## Available data
###
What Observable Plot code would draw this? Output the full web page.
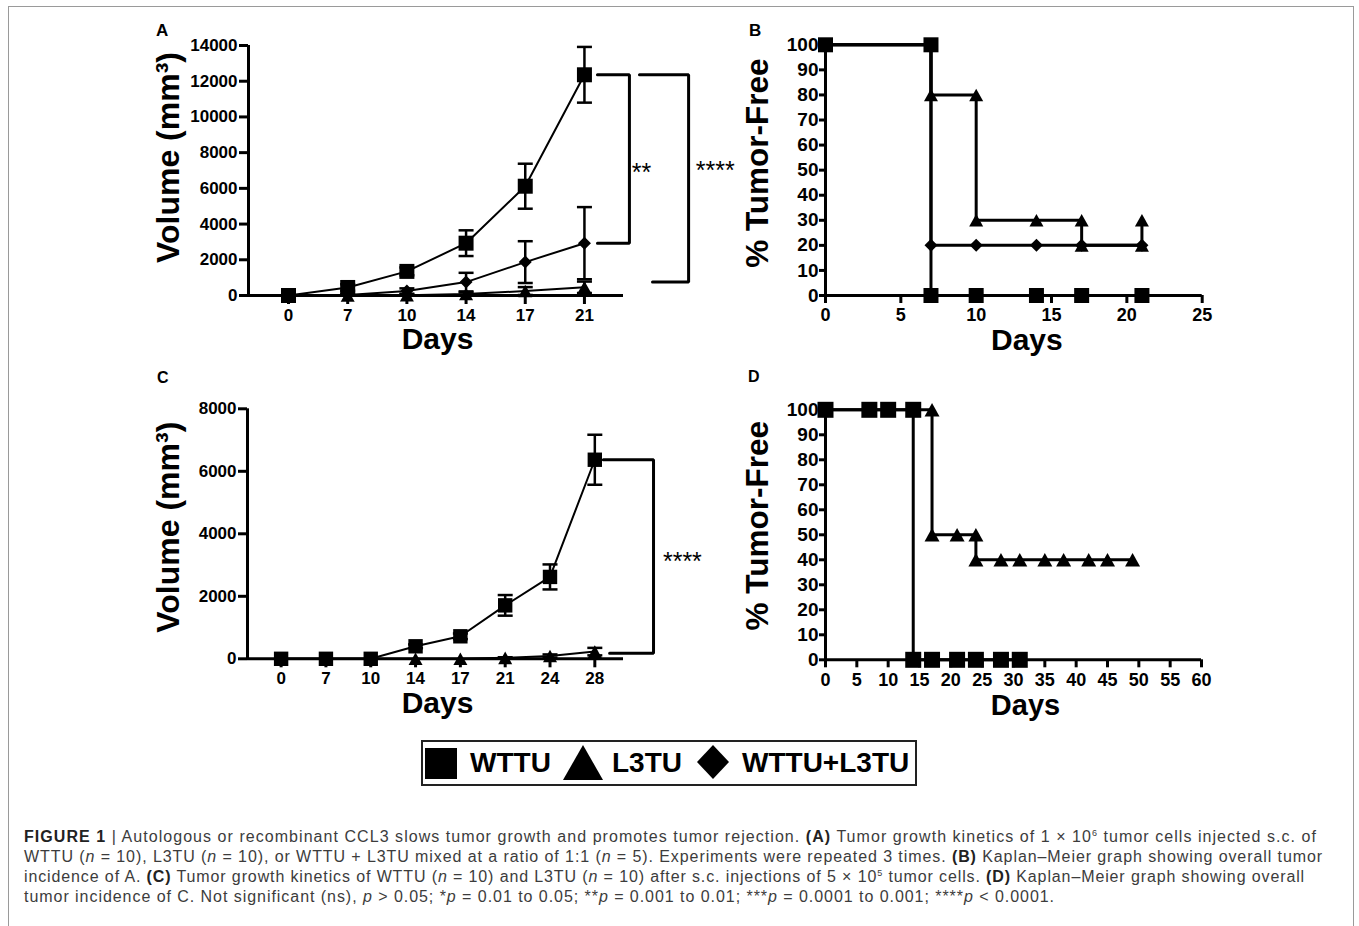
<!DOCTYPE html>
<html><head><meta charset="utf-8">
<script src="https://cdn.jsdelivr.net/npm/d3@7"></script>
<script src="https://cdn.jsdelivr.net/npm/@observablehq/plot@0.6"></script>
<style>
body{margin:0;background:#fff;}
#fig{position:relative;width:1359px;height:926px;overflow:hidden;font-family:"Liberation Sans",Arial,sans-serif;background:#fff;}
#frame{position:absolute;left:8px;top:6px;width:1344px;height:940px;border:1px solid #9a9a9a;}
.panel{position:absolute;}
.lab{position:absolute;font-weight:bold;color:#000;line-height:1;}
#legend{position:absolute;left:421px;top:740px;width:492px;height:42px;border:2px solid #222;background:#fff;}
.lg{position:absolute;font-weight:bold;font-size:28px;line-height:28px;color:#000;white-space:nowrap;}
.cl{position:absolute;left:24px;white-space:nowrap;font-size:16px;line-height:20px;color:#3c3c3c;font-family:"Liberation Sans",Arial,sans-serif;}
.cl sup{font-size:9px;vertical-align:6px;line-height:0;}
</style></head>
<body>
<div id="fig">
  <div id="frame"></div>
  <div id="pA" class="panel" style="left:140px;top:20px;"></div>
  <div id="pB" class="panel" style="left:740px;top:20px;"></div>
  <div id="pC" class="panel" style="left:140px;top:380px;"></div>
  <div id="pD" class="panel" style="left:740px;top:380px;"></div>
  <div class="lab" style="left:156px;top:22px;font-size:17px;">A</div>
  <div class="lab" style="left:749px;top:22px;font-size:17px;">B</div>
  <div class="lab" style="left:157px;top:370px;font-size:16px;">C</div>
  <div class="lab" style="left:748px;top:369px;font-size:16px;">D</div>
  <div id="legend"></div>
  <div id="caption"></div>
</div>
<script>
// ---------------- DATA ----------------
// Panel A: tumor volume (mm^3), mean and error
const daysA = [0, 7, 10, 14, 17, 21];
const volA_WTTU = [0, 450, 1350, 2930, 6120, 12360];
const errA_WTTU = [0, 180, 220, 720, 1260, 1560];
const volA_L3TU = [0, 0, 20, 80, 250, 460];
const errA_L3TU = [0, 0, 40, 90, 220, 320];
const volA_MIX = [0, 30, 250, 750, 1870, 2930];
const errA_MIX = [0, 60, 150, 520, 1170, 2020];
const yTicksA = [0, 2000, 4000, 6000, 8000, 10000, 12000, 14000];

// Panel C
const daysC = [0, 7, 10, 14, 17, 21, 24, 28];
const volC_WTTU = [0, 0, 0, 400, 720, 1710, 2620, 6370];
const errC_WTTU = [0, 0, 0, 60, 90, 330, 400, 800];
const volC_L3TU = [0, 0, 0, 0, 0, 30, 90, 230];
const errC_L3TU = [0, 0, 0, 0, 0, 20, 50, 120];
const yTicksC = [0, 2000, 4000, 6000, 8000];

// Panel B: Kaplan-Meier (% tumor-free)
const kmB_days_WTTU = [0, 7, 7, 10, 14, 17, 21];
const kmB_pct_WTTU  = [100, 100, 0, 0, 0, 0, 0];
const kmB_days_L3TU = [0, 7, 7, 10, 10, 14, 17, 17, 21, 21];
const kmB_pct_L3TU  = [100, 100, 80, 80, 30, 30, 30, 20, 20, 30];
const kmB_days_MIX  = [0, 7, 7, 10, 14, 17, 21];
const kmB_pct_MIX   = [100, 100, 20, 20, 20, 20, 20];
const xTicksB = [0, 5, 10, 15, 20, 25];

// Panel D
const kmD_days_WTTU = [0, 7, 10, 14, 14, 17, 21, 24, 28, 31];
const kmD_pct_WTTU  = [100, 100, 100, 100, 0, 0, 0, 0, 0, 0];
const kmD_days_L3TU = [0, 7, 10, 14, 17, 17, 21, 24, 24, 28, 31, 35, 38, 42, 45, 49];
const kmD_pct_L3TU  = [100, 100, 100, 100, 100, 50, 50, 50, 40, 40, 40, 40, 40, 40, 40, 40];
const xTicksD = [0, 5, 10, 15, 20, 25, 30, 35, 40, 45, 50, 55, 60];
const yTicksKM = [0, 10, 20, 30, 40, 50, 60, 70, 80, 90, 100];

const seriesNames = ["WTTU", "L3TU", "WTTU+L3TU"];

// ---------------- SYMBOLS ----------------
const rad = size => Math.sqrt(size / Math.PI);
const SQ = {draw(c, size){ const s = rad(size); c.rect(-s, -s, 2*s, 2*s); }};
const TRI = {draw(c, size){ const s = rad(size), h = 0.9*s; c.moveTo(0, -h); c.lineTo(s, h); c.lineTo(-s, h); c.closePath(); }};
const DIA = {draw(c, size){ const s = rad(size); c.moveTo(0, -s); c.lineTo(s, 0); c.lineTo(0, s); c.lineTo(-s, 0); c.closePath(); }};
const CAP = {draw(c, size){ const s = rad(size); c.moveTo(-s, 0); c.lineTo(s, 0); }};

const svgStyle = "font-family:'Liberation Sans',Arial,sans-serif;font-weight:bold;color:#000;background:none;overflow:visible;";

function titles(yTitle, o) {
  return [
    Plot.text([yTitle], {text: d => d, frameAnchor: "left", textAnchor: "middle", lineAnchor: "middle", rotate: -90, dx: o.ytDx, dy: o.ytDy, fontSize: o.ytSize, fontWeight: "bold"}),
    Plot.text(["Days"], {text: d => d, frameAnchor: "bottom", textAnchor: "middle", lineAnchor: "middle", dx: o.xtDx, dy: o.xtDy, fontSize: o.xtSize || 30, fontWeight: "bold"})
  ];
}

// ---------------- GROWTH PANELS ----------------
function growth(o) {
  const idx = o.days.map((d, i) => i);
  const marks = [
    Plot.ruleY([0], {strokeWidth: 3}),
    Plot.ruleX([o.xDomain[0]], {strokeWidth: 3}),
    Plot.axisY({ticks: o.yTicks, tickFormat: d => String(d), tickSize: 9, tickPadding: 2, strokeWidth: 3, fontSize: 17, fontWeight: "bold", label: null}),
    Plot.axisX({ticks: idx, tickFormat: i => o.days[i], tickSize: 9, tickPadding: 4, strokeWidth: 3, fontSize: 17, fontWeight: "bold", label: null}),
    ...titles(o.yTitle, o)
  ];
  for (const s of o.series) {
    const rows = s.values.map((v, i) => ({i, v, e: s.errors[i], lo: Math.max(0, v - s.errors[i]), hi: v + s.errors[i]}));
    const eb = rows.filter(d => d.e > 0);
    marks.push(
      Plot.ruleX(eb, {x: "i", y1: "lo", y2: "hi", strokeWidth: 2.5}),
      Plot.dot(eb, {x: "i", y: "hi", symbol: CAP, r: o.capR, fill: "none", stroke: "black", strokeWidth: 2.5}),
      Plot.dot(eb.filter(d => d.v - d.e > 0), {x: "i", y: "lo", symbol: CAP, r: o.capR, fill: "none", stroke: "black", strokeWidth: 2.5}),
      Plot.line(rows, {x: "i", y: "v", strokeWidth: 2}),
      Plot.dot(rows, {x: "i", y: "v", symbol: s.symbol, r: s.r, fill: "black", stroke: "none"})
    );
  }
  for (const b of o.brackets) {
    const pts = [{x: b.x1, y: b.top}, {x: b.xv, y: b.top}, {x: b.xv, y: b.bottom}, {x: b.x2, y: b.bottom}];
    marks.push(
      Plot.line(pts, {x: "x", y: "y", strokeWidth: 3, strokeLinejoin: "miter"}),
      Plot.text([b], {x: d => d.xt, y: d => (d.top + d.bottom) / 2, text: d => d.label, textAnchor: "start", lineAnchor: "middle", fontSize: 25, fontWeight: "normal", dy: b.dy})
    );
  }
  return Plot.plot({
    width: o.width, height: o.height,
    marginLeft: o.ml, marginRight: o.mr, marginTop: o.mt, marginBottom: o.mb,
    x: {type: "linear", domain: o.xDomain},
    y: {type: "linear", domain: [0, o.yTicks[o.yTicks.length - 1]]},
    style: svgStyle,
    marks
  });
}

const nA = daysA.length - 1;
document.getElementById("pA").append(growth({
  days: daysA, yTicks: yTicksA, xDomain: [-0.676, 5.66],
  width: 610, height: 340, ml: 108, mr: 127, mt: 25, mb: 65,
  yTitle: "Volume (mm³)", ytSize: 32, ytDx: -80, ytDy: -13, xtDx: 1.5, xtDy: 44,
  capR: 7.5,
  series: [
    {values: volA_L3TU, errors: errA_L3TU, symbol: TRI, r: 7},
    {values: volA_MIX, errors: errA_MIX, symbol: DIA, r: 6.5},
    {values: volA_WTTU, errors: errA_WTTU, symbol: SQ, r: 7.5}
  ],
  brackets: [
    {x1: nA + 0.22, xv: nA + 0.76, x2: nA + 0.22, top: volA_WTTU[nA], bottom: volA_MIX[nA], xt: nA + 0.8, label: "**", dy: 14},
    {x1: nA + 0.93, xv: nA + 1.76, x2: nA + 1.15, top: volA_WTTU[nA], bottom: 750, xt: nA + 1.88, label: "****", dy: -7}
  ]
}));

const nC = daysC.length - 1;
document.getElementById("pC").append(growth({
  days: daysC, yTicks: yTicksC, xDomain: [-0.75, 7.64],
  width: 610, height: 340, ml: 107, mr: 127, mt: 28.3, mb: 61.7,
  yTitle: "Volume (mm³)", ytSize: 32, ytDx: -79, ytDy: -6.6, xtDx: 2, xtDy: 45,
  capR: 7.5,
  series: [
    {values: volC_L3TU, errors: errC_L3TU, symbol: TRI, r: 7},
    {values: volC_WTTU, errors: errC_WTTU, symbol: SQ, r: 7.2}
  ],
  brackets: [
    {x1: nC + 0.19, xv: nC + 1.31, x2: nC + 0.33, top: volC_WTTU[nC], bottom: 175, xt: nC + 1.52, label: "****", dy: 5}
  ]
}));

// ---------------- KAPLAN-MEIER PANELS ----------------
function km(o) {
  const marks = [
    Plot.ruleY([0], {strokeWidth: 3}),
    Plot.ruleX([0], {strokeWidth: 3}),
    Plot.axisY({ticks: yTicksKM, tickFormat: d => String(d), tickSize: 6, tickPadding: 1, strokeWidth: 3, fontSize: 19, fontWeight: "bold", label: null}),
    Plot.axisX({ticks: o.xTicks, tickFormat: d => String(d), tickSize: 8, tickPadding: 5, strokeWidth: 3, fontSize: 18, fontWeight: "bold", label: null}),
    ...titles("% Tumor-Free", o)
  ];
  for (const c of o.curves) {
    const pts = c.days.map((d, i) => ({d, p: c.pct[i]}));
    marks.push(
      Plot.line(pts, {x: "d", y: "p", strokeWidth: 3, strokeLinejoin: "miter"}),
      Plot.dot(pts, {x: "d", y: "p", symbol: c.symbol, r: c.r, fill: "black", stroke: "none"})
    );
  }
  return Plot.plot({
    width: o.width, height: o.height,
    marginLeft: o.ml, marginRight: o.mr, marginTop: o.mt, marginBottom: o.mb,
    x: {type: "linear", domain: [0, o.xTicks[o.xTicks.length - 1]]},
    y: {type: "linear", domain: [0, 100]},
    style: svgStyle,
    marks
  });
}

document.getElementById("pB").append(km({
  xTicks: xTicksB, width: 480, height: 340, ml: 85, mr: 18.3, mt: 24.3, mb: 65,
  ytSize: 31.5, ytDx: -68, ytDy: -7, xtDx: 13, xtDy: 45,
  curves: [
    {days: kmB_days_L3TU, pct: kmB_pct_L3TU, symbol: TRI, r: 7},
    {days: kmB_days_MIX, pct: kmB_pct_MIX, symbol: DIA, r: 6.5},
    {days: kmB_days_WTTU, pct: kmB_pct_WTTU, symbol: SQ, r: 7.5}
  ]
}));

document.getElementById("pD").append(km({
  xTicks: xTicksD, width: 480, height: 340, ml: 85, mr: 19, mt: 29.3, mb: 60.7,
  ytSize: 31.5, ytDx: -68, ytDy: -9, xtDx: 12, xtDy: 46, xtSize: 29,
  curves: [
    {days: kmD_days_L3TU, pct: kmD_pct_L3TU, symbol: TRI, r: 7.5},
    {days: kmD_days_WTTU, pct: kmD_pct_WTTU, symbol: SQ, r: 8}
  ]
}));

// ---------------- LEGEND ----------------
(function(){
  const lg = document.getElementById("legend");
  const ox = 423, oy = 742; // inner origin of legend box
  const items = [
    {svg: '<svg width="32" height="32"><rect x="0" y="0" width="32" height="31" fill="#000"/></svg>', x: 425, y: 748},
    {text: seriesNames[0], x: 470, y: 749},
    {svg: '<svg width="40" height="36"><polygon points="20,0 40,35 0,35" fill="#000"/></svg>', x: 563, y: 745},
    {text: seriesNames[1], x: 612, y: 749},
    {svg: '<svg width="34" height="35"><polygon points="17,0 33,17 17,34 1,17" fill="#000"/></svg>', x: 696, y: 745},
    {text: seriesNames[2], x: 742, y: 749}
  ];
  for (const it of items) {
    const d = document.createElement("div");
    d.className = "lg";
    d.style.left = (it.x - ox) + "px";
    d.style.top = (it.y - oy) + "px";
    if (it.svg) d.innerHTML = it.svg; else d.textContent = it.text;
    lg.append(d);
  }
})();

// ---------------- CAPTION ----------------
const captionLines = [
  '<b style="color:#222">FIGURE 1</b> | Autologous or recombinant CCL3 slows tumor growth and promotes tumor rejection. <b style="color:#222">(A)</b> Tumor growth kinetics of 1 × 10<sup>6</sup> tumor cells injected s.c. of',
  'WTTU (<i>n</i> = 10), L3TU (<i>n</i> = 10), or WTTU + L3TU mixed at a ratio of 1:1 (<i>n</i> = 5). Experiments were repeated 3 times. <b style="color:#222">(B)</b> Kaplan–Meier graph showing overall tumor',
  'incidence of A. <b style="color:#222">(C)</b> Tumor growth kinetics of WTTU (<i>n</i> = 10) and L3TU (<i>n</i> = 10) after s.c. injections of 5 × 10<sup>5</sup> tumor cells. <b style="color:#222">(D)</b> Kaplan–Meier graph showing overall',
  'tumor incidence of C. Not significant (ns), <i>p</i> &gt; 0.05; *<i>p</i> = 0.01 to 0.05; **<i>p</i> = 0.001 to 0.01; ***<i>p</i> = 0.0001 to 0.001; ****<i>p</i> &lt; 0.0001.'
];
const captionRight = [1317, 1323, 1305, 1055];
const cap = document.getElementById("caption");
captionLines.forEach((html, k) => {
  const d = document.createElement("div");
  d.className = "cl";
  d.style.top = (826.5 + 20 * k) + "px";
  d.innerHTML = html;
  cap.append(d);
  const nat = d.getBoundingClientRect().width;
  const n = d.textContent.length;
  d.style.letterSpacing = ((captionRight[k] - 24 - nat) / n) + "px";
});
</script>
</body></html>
###
## Job
From the top of the listing above, repeat each line exactly until you reach the line containing "10000, 12000, 14000];", and repeat that one too. Leave the pictures out.

## Reply
What Observable Plot code would draw this? Output the full web page.
<!DOCTYPE html>
<html><head><meta charset="utf-8">
<script src="https://cdn.jsdelivr.net/npm/d3@7"></script>
<script src="https://cdn.jsdelivr.net/npm/@observablehq/plot@0.6"></script>
<style>
body{margin:0;background:#fff;}
#fig{position:relative;width:1359px;height:926px;overflow:hidden;font-family:"Liberation Sans",Arial,sans-serif;background:#fff;}
#frame{position:absolute;left:8px;top:6px;width:1344px;height:940px;border:1px solid #9a9a9a;}
.panel{position:absolute;}
.lab{position:absolute;font-weight:bold;color:#000;line-height:1;}
#legend{position:absolute;left:421px;top:740px;width:492px;height:42px;border:2px solid #222;background:#fff;}
.lg{position:absolute;font-weight:bold;font-size:28px;line-height:28px;color:#000;white-space:nowrap;}
.cl{position:absolute;left:24px;white-space:nowrap;font-size:16px;line-height:20px;color:#3c3c3c;font-family:"Liberation Sans",Arial,sans-serif;}
.cl sup{font-size:9px;vertical-align:6px;line-height:0;}
</style></head>
<body>
<div id="fig">
  <div id="frame"></div>
  <div id="pA" class="panel" style="left:140px;top:20px;"></div>
  <div id="pB" class="panel" style="left:740px;top:20px;"></div>
  <div id="pC" class="panel" style="left:140px;top:380px;"></div>
  <div id="pD" class="panel" style="left:740px;top:380px;"></div>
  <div class="lab" style="left:156px;top:22px;font-size:17px;">A</div>
  <div class="lab" style="left:749px;top:22px;font-size:17px;">B</div>
  <div class="lab" style="left:157px;top:370px;font-size:16px;">C</div>
  <div class="lab" style="left:748px;top:369px;font-size:16px;">D</div>
  <div id="legend"></div>
  <div id="caption"></div>
</div>
<script>
// ---------------- DATA ----------------
// Panel A: tumor volume (mm^3), mean and error
const daysA = [0, 7, 10, 14, 17, 21];
const volA_WTTU = [0, 450, 1350, 2930, 6120, 12360];
const errA_WTTU = [0, 180, 220, 720, 1260, 1560];
const volA_L3TU = [0, 0, 20, 80, 250, 460];
const errA_L3TU = [0, 0, 40, 90, 220, 320];
const volA_MIX = [0, 30, 250, 750, 1870, 2930];
const errA_MIX = [0, 60, 150, 520, 1170, 2020];
const yTicksA = [0, 2000, 4000, 6000, 8000, 10000, 12000, 14000];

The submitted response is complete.